WHAT IS BEING ASKED =
Exactly as written, please set down all of the entries again, with no pictures.

DATA ROWS =
--- begin ---
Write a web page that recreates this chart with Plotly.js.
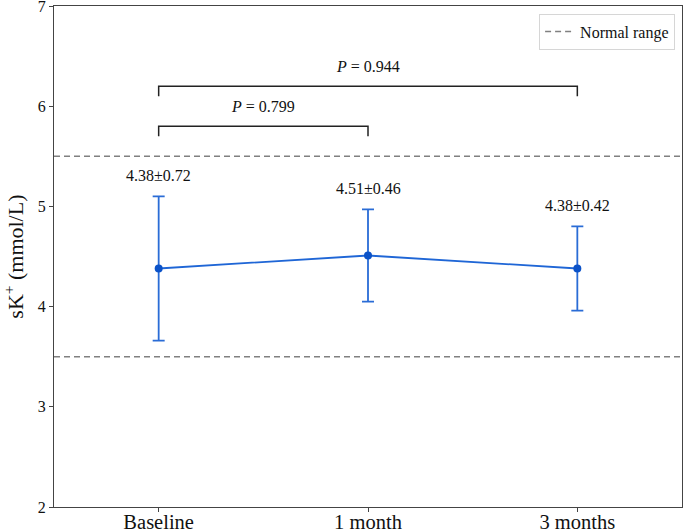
<!DOCTYPE html>
<html>
<head>
<meta charset="utf-8">
<script src="https://cdn.plot.ly/plotly-3.0.1.min.js"></script>
<style>html,body{margin:0;padding:0;background:#fff;}#chart{width:685px;height:532px;}</style>
</head>
<body>
<div id="chart"></div>
<script>
// ---- data ----
const categories = ['Baseline', '1 month', '3 months'];
const means = [4.38, 4.51, 4.38];
const sds = [0.72, 0.46, 0.42];
const valueLabels = ['4.38±0.72', '4.51±0.46', '4.38±0.42'];
const normalRange = [3.5, 5.5];
const compFrom = [0, 0];
const compTo = [1, 2];
const compP = ['0.799', '0.944'];
const compLevel = [5.8, 6.2];
const yTicks = [2, 3, 4, 5, 6, 7];
const yTitle = 'sK<sup>+</sup> (mmol/L)';

const xIdx = categories.map((c, i) => i);
const xRange = [-0.5, categories.length - 0.5];
const FONT = 'Liberation Serif, Times New Roman, serif';

const traces = [
  {
    x: xRange, y: [normalRange[1], normalRange[1]], type: 'scatter', mode: 'lines',
    name: 'Normal range', line: {color: '#808080', width: 1.5, dash: '6px,4px'},
    showlegend: true, hoverinfo: 'skip'
  },
  {
    x: xRange, y: [normalRange[0], normalRange[0]], type: 'scatter', mode: 'lines',
    name: 'Normal range', line: {color: '#808080', width: 1.5, dash: '6px,4px'},
    showlegend: false, hoverinfo: 'skip'
  },
  {
    x: xIdx, y: means, type: 'scatter', mode: 'lines+markers',
    name: 'sK+', showlegend: false,
    line: {color: '#1f66d6', width: 1.8},
    marker: {color: '#0b52c8', size: 8},
    error_y: {type: 'data', array: sds, visible: true, color: '#2a6cd6', thickness: 1.8, width: 6}
  }
];

const annotations = [];
xIdx.forEach((x, i) => {
  annotations.push({
    x: x, y: means[i] + sds[i] + 0.1, xref: 'x', yref: 'y',
    text: valueLabels[i], showarrow: false, yanchor: 'bottom', xanchor: 'center',
    font: {family: FONT, size: 16, color: '#111'}
  });
});

const shapes = [];
compFrom.forEach((f, k) => {
  const t = compTo[k], lv = compLevel[k];
  shapes.push({type: 'path', xref: 'x', yref: 'y',
    path: `M ${f},${lv - 0.1} L ${f},${lv} L ${t},${lv} L ${t},${lv - 0.1}`,
    line: {color: '#222', width: 1.5}});
  annotations.push({
    x: (f + t) / 2, y: lv + 0.09, xref: 'x', yref: 'y',
    text: '<i>P</i> = ' + compP[k], showarrow: false, yanchor: 'bottom', xanchor: 'center',
    font: {family: FONT, size: 16, color: '#111'}
  });
});

// y-axis title placed as a rotated annotation in the left margin
annotations.push({
  x: -0.065, y: 0.5, xref: 'paper', yref: 'paper', xanchor: 'center', yanchor: 'middle',
  text: yTitle, textangle: -90, showarrow: false,
  font: {family: FONT, size: 22, color: '#111'}
});

const layout = {
  width: 685, height: 532,
  margin: {l: 54, r: 3, t: 6, b: 25},
  paper_bgcolor: '#fff', plot_bgcolor: '#fff',
  font: {family: FONT, color: '#111'},
  showlegend: true,
  legend: {
    x: 0.989, y: 0.985, xanchor: 'right', yanchor: 'top',
    bgcolor: 'rgba(255,255,255,0.9)', bordercolor: '#d6d6d6', borderwidth: 1,
    font: {family: FONT, size: 16, color: '#111'}
  },
  xaxis: {
    range: xRange, tickvals: xIdx, ticktext: categories,
    showgrid: false, zeroline: false, showline: true, mirror: true,
    linecolor: '#444', linewidth: 1, ticks: 'outside', ticklen: 4, tickcolor: '#444',
    tickfont: {family: FONT, size: 20.5, color: '#111'}, automargin: false,
    ticklabeloverflow: 'allow', ticklabelstandoff: -8
  },
  yaxis: {
    range: [2, 7], tickvals: yTicks,
    showgrid: false, zeroline: false, showline: true, mirror: true,
    linecolor: '#444', linewidth: 1, ticks: 'outside', ticklen: 4, tickcolor: '#444',
    tickfont: {family: FONT, size: 16, color: '#111'}, automargin: false,
    ticklabeloverflow: 'allow'
  },
  shapes: shapes,
  annotations: annotations
};

Plotly.newPlot('chart', traces, layout, {staticPlot: true, displayModeBar: false});
</script>
</body>
</html>
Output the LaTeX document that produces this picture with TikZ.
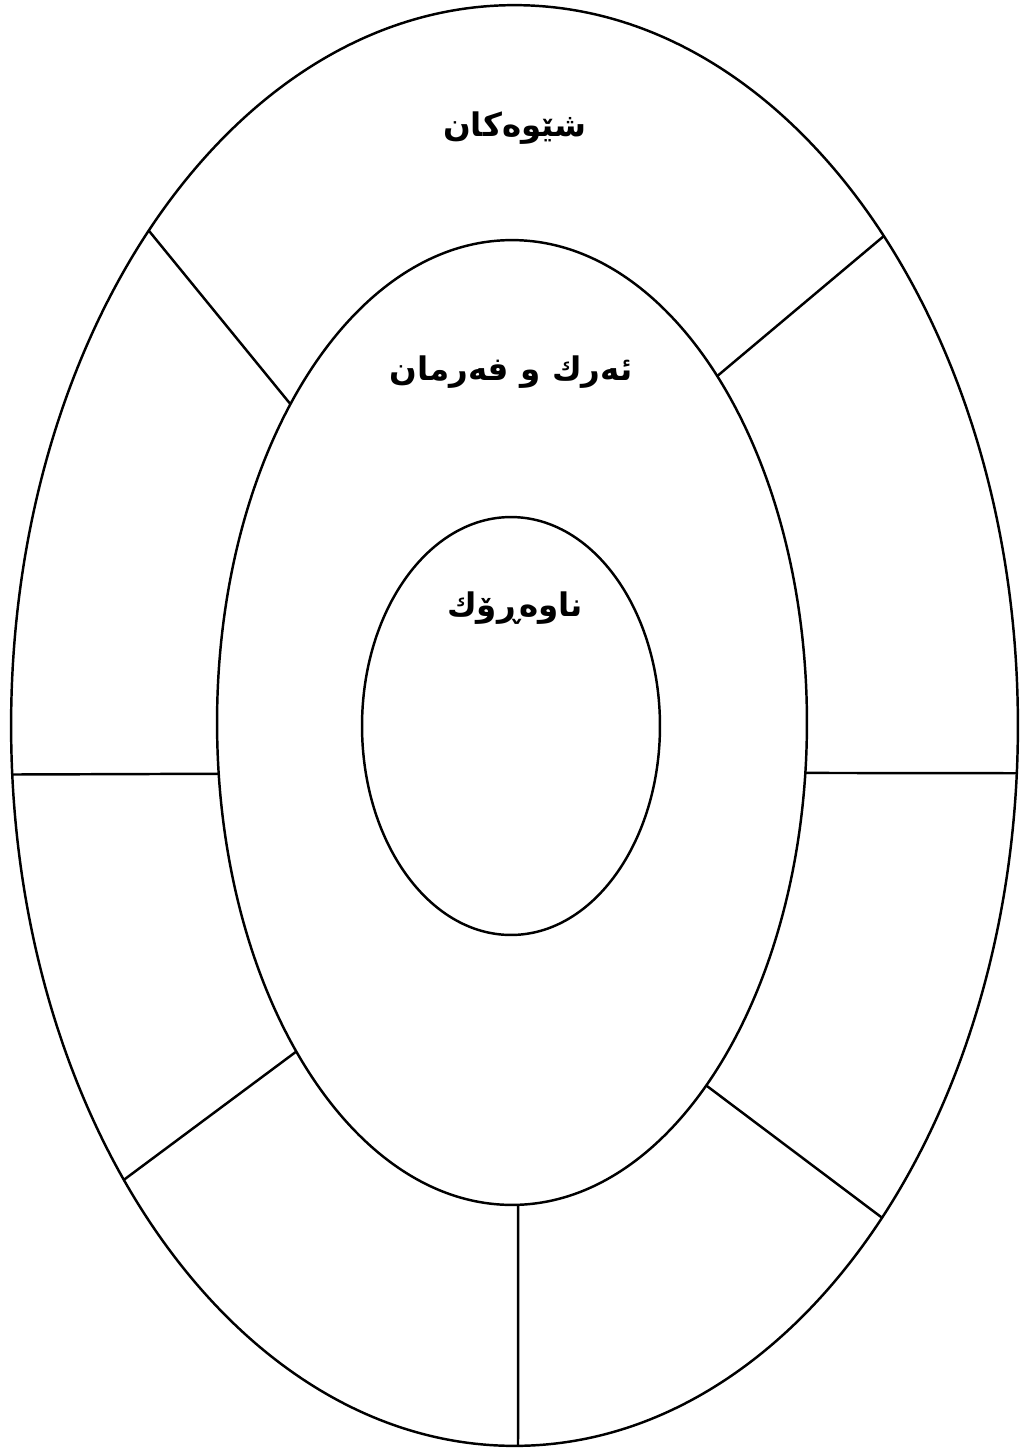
\documentclass[tikz,border=0pt]{standalone}
\usepackage{fontspec}
\newfontfamily\kurdfont[Script=Arabic]{DejaVu Sans}
\TeXXeTstate=1
\usetikzlibrary{shapes.geometric,calc}

\begin{document}
\begin{tikzpicture}[x=0.02cm,y=-0.02cm,
				ring/.style={draw=black,ellipse,inner sep=0pt,outer sep=0pt,line width=1.4pt},
				divider/.style={black,line width=1.4pt},
				lbl/.style={font=\kurdfont\bfseries\fontsize{18.5}{22}\selectfont}]
				\useasboundingbox (0,0) rectangle (1020,1448);
				
				\node[ring,minimum width=20.14cm,minimum height=28.82cm] (outer) at (514.5,725.5) {};
				\node[ring,minimum width=11.8cm,minimum height=19.3cm]   (mid)   at (512,722.5)   {};
				\node[ring,minimum width=5.96cm,minimum height=8.36cm]   (inner) at (511,726)     {};
				
				\draw[divider] ($(outer)+(223.4:503.5 and 720.5)$) -- ($(mid)+(221.3:295 and 482.5)$);
				\draw[divider] ($(outer)+(-42.8:503.5 and 720.5)$) -- ($(mid)+(-45.9:295 and 482.5)$);
				\draw[divider] ($(outer)+(176.1:503.5 and 720.5)$) -- ($(mid)+(173.9:295 and 482.5)$);
				\draw[divider] ($(outer)+(3.8:503.5 and 720.5)$)   -- ($(mid)+(6.0:295 and 482.5)$);
				\draw[divider] ($(outer)+(140.9:503.5 and 720.5)$) -- ($(mid)+(137.0:295 and 482.5)$);
				\draw[divider] ($(outer)+(43.1:503.5 and 720.5)$)  -- ($(mid)+(48.8:295 and 482.5)$);
				\draw[divider] ($(outer)+(89.6:503.5 and 720.5)$)  -- ($(mid)+(88.8:295 and 482.5)$);
				
				\node[lbl] (methods) at (515,128) {\beginR شێوەکان\endR};
				\node[lbl] (duties)  at (511,372) {\beginR ئەرك و فەرمان\endR};
				\node[lbl] (content) at (515,608) {\beginR ناوەڕۆك\endR};
			\end{tikzpicture}
\end{document}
--- end ---
TASK RESPONSE =
Write a web page that recreates this chart with Plotly.js.
<!DOCTYPE html>
<html>
<head>
<meta charset="utf-8">
<script src="https://cdn.plot.ly/plotly-3.0.1.min.js"></script>
<style>html,body{margin:0;padding:0;background:#fff;}#chart{width:685px;height:532px;}</style>
</head>
<body>
<div id="chart"></div>
<script>
// ---- data ----
const categories = ['Baseline', '1 month', '3 months'];
const means = [4.38, 4.51, 4.38];
const sds = [0.72, 0.46, 0.42];
const valueLabels = ['4.38±0.72', '4.51±0.46', '4.38±0.42'];
const normalRange = [3.5, 5.5];
const compFrom = [0, 0];
const compTo = [1, 2];
const compP = ['0.799', '0.944'];
const compLevel = [5.8, 6.2];
const yTicks = [2, 3, 4, 5, 6, 7];
const yTitle = 'sK<sup>+</sup> (mmol/L)';

const xIdx = categories.map((c, i) => i);
const xRange = [-0.5, categories.length - 0.5];
const FONT = 'Liberation Serif, Times New Roman, serif';

const traces = [
  {
    x: xRange, y: [normalRange[1], normalRange[1]], type: 'scatter', mode: 'lines',
    name: 'Normal range', line: {color: '#808080', width: 1.5, dash: '6px,4px'},
    showlegend: true, hoverinfo: 'skip'
  },
  {
    x: xRange, y: [normalRange[0], normalRange[0]], type: 'scatter', mode: 'lines',
    name: 'Normal range', line: {color: '#808080', width: 1.5, dash: '6px,4px'},
    showlegend: false, hoverinfo: 'skip'
  },
  {
    x: xIdx, y: means, type: 'scatter', mode: 'lines+markers',
    name: 'sK+', showlegend: false,
    line: {color: '#1f66d6', width: 1.8},
    marker: {color: '#0b52c8', size: 8},
    error_y: {type: 'data', array: sds, visible: true, color: '#2a6cd6', thickness: 1.8, width: 6}
  }
];

const annotations = [];
xIdx.forEach((x, i) => {
  annotations.push({
    x: x, y: means[i] + sds[i] + 0.1, xref: 'x', yref: 'y',
    text: valueLabels[i], showarrow: false, yanchor: 'bottom', xanchor: 'center',
    font: {family: FONT, size: 16, color: '#111'}
  });
});

const shapes = [];
compFrom.forEach((f, k) => {
  const t = compTo[k], lv = compLevel[k];
  shapes.push({type: 'path', xref: 'x', yref: 'y',
    path: `M ${f},${lv - 0.1} L ${f},${lv} L ${t},${lv} L ${t},${lv - 0.1}`,
    line: {color: '#222', width: 1.5}});
  annotations.push({
    x: (f + t) / 2, y: lv + 0.09, xref: 'x', yref: 'y',
    text: '<i>P</i> = ' + compP[k], showarrow: false, yanchor: 'bottom', xanchor: 'center',
    font: {family: FONT, size: 16, color: '#111'}
  });
});

// y-axis title placed as a rotated annotation in the left margin
annotations.push({
  x: -0.065, y: 0.5, xref: 'paper', yref: 'paper', xanchor: 'center', yanchor: 'middle',
  text: yTitle, textangle: -90, showarrow: false,
  font: {family: FONT, size: 22, color: '#111'}
});

const layout = {
  width: 685, height: 532,
  margin: {l: 54, r: 3, t: 6, b: 25},
  paper_bgcolor: '#fff', plot_bgcolor: '#fff',
  font: {family: FONT, color: '#111'},
  showlegend: true,
  legend: {
    x: 0.989, y: 0.985, xanchor: 'right', yanchor: 'top',
    bgcolor: 'rgba(255,255,255,0.9)', bordercolor: '#d6d6d6', borderwidth: 1,
    font: {family: FONT, size: 16, color: '#111'}
  },
  xaxis: {
    range: xRange, tickvals: xIdx, ticktext: categories,
    showgrid: false, zeroline: false, showline: true, mirror: true,
    linecolor: '#444', linewidth: 1, ticks: 'outside', ticklen: 4, tickcolor: '#444',
    tickfont: {family: FONT, size: 20.5, color: '#111'}, automargin: false,
    ticklabeloverflow: 'allow', ticklabelstandoff: -8
  },
  yaxis: {
    range: [2, 7], tickvals: yTicks,
    showgrid: false, zeroline: false, showline: true, mirror: true,
    linecolor: '#444', linewidth: 1, ticks: 'outside', ticklen: 4, tickcolor: '#444',
    tickfont: {family: FONT, size: 16, color: '#111'}, automargin: false,
    ticklabeloverflow: 'allow'
  },
  shapes: shapes,
  annotations: annotations
};

Plotly.newPlot('chart', traces, layout, {staticPlot: true, displayModeBar: false});
</script>
</body>
</html>
Output the LaTeX document that produces this picture with TikZ.
\documentclass[tikz,border=0pt]{standalone}
\usepackage{fontspec}
\newfontfamily\kurdfont[Script=Arabic]{DejaVu Sans}
\TeXXeTstate=1
\usetikzlibrary{shapes.geometric,calc}

\begin{document}
\begin{tikzpicture}[x=0.02cm,y=-0.02cm,
				ring/.style={draw=black,ellipse,inner sep=0pt,outer sep=0pt,line width=1.4pt},
				divider/.style={black,line width=1.4pt},
				lbl/.style={font=\kurdfont\bfseries\fontsize{18.5}{22}\selectfont}]
				\useasboundingbox (0,0) rectangle (1020,1448);
				
				\node[ring,minimum width=20.14cm,minimum height=28.82cm] (outer) at (514.5,725.5) {};
				\node[ring,minimum width=11.8cm,minimum height=19.3cm]   (mid)   at (512,722.5)   {};
				\node[ring,minimum width=5.96cm,minimum height=8.36cm]   (inner) at (511,726)     {};
				
				\draw[divider] ($(outer)+(223.4:503.5 and 720.5)$) -- ($(mid)+(221.3:295 and 482.5)$);
				\draw[divider] ($(outer)+(-42.8:503.5 and 720.5)$) -- ($(mid)+(-45.9:295 and 482.5)$);
				\draw[divider] ($(outer)+(176.1:503.5 and 720.5)$) -- ($(mid)+(173.9:295 and 482.5)$);
				\draw[divider] ($(outer)+(3.8:503.5 and 720.5)$)   -- ($(mid)+(6.0:295 and 482.5)$);
				\draw[divider] ($(outer)+(140.9:503.5 and 720.5)$) -- ($(mid)+(137.0:295 and 482.5)$);
				\draw[divider] ($(outer)+(43.1:503.5 and 720.5)$)  -- ($(mid)+(48.8:295 and 482.5)$);
				\draw[divider] ($(outer)+(89.6:503.5 and 720.5)$)  -- ($(mid)+(88.8:295 and 482.5)$);
				
				\node[lbl] (methods) at (515,128) {\beginR شێوەکان\endR};
				\node[lbl] (duties)  at (511,372) {\beginR ئەرك و فەرمان\endR};
				\node[lbl] (content) at (515,608) {\beginR ناوەڕۆك\endR};
			\end{tikzpicture}
\end{document}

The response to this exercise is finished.